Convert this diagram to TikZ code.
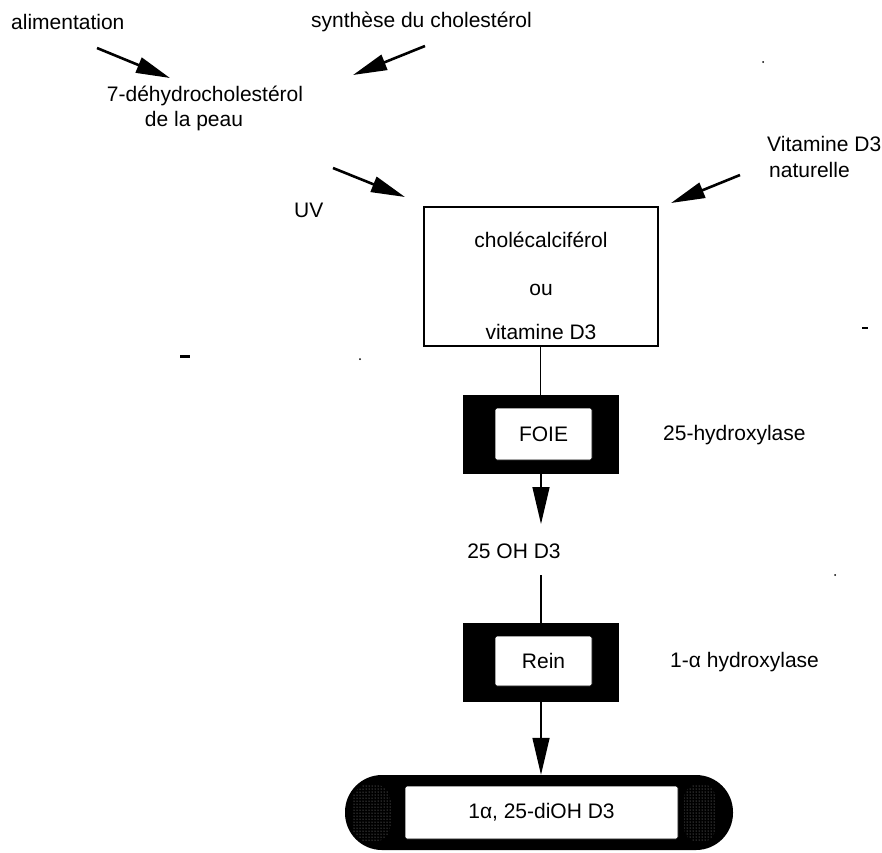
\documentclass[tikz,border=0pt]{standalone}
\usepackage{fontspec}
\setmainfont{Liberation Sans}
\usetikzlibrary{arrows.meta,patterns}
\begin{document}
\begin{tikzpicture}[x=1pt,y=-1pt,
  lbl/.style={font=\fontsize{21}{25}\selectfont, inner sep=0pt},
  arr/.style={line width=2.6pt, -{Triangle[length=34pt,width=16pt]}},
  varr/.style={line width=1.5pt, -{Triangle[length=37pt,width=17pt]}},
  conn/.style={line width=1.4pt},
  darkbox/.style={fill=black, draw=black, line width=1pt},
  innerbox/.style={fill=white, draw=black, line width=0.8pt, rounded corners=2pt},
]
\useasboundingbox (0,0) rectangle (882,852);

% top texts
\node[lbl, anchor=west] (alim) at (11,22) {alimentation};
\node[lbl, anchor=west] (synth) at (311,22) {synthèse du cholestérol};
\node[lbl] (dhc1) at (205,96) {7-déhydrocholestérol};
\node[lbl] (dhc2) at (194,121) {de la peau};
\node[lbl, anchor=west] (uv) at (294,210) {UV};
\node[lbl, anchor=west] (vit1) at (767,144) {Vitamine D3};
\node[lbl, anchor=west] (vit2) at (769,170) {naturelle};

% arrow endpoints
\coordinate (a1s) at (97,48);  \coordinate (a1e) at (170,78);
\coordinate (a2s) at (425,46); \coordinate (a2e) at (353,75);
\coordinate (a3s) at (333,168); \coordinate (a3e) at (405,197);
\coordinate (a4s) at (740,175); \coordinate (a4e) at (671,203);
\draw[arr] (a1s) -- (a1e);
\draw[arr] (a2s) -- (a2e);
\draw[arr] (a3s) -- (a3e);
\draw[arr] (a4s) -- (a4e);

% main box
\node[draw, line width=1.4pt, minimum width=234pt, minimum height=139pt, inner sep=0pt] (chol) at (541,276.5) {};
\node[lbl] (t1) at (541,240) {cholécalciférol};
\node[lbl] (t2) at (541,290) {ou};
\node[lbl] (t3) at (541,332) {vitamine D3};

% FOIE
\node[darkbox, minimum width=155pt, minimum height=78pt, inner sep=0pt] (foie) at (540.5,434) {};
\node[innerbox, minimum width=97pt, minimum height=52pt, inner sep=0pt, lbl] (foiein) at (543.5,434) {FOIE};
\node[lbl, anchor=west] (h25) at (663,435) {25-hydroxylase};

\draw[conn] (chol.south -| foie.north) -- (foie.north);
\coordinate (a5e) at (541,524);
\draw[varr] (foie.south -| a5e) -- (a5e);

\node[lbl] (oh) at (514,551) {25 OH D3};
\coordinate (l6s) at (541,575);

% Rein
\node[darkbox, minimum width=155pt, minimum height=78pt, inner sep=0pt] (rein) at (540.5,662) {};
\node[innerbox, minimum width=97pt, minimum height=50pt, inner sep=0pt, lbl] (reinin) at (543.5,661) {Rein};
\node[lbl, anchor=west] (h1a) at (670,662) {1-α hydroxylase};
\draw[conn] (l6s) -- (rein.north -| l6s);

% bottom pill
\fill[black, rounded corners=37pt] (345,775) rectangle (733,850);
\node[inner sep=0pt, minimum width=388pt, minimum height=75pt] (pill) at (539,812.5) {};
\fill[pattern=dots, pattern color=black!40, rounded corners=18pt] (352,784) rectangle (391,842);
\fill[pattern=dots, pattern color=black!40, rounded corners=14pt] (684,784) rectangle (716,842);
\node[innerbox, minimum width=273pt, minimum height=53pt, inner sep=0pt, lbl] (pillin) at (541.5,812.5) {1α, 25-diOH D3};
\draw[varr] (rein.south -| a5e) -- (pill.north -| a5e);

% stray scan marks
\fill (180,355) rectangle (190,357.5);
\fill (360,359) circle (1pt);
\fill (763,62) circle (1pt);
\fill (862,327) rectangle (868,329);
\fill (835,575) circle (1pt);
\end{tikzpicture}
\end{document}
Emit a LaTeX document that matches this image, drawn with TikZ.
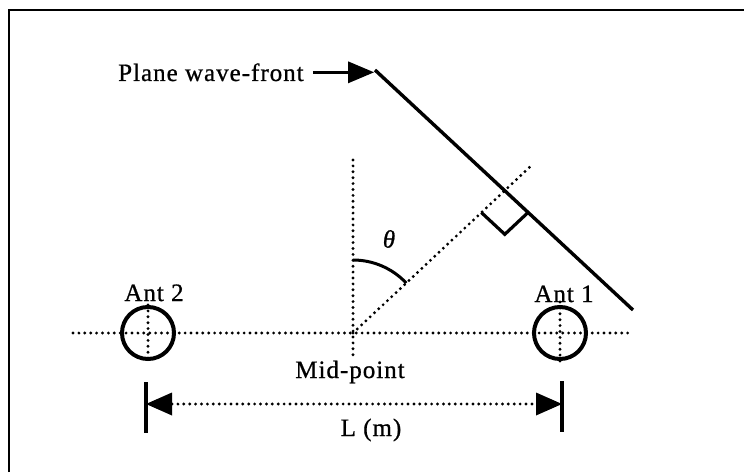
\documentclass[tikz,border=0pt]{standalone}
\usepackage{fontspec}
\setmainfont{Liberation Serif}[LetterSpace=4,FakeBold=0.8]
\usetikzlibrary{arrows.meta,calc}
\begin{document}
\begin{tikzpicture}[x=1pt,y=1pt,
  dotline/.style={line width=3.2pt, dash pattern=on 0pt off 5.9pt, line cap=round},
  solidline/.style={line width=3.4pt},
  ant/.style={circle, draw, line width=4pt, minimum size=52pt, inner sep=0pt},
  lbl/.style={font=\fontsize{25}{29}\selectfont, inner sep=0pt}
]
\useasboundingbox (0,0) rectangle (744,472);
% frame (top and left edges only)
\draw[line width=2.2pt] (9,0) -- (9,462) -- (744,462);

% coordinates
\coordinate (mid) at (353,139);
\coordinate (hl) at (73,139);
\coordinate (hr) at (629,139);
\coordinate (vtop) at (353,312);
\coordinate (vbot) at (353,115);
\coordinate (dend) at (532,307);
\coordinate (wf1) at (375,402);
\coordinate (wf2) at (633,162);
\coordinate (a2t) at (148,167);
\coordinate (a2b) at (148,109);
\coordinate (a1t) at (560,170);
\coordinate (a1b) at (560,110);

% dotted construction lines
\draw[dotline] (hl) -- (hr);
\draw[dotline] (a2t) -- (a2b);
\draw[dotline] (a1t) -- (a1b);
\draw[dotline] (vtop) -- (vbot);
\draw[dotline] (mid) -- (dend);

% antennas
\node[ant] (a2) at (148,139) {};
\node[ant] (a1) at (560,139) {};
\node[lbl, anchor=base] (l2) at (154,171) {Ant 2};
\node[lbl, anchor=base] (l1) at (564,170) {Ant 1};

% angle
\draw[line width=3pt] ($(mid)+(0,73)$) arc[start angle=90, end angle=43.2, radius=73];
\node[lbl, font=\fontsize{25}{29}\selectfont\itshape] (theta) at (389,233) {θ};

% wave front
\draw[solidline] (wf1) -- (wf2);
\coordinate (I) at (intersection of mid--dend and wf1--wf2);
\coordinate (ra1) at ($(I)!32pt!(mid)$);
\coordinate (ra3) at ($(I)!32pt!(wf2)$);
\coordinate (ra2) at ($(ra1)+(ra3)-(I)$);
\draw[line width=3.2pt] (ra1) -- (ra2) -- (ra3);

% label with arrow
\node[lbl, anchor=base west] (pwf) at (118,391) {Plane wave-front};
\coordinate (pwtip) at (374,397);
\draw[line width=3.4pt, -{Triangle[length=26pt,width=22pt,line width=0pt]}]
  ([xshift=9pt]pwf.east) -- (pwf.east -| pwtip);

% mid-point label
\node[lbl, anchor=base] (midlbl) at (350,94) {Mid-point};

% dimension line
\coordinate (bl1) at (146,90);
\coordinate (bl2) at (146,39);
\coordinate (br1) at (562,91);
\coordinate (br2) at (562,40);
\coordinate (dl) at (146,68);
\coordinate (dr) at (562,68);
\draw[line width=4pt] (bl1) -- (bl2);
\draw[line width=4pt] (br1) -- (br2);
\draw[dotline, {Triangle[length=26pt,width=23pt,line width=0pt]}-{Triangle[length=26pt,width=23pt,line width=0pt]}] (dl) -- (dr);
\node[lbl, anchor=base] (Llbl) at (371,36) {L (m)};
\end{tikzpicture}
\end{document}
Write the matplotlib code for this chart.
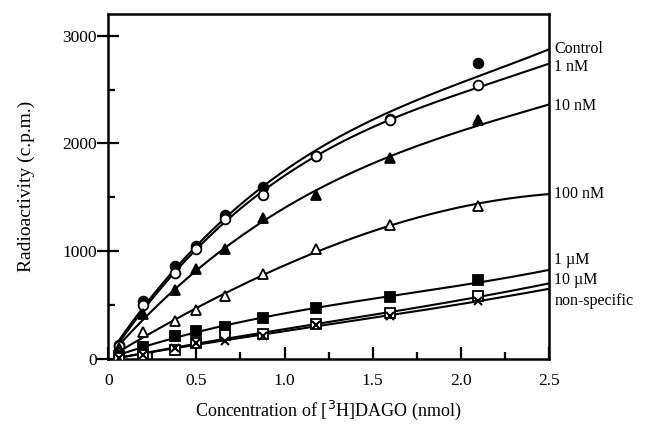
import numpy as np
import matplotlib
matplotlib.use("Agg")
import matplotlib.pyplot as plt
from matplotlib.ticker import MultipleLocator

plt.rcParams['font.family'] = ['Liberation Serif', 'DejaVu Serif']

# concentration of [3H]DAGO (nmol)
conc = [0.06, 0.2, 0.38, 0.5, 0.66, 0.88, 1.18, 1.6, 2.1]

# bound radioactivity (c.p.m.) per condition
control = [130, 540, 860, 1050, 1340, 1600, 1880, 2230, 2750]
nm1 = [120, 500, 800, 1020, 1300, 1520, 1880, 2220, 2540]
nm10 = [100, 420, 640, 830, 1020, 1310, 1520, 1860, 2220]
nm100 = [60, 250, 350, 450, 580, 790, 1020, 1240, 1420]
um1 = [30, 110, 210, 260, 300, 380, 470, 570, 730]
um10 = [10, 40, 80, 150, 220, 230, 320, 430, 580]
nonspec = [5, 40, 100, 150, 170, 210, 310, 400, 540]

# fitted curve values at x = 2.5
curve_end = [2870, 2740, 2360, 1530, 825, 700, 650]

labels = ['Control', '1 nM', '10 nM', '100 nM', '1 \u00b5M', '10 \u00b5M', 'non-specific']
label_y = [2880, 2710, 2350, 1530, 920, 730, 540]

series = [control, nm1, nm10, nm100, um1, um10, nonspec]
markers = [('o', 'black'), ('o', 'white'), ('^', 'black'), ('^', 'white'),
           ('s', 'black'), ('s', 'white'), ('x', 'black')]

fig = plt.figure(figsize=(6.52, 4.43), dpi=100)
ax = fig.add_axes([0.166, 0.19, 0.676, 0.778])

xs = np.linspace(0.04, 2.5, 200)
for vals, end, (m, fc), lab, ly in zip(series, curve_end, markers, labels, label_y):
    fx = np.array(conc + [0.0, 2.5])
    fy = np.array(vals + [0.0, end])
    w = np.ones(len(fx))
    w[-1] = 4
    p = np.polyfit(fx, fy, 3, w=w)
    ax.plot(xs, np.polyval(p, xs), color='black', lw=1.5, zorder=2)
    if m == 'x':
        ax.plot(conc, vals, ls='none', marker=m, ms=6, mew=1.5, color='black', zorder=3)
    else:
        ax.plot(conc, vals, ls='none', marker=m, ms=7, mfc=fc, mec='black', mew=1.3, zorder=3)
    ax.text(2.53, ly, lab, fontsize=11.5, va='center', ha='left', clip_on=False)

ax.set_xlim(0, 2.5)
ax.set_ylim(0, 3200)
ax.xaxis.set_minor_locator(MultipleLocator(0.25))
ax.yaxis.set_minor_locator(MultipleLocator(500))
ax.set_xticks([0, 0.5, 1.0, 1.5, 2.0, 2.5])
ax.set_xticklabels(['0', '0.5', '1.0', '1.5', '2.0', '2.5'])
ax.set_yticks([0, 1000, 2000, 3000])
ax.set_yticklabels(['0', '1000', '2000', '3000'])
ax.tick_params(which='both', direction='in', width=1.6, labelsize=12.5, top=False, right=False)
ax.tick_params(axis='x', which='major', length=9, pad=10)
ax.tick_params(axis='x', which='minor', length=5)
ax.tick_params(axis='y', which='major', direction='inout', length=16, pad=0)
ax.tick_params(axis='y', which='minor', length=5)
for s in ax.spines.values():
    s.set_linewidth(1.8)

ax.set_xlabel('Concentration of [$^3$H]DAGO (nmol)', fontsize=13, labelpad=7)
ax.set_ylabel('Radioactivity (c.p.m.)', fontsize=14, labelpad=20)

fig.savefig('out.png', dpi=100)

============

* Work instructions
Begin with the line where "Write the matplotlib code for this chart." appears and end with the line where "ax = fig.add_axes([0.166, 0.19, 0.676, 0.778])" appears. Copy only that stretch, exactly, with no pictures.

* Response
Write the matplotlib code for this chart.
import numpy as np
import matplotlib
matplotlib.use("Agg")
import matplotlib.pyplot as plt
from matplotlib.ticker import MultipleLocator

plt.rcParams['font.family'] = ['Liberation Serif', 'DejaVu Serif']

# concentration of [3H]DAGO (nmol)
conc = [0.06, 0.2, 0.38, 0.5, 0.66, 0.88, 1.18, 1.6, 2.1]

# bound radioactivity (c.p.m.) per condition
control = [130, 540, 860, 1050, 1340, 1600, 1880, 2230, 2750]
nm1 = [120, 500, 800, 1020, 1300, 1520, 1880, 2220, 2540]
nm10 = [100, 420, 640, 830, 1020, 1310, 1520, 1860, 2220]
nm100 = [60, 250, 350, 450, 580, 790, 1020, 1240, 1420]
um1 = [30, 110, 210, 260, 300, 380, 470, 570, 730]
um10 = [10, 40, 80, 150, 220, 230, 320, 430, 580]
nonspec = [5, 40, 100, 150, 170, 210, 310, 400, 540]

# fitted curve values at x = 2.5
curve_end = [2870, 2740, 2360, 1530, 825, 700, 650]

labels = ['Control', '1 nM', '10 nM', '100 nM', '1 \u00b5M', '10 \u00b5M', 'non-specific']
label_y = [2880, 2710, 2350, 1530, 920, 730, 540]

series = [control, nm1, nm10, nm100, um1, um10, nonspec]
markers = [('o', 'black'), ('o', 'white'), ('^', 'black'), ('^', 'white'),
           ('s', 'black'), ('s', 'white'), ('x', 'black')]

fig = plt.figure(figsize=(6.52, 4.43), dpi=100)
ax = fig.add_axes([0.166, 0.19, 0.676, 0.778])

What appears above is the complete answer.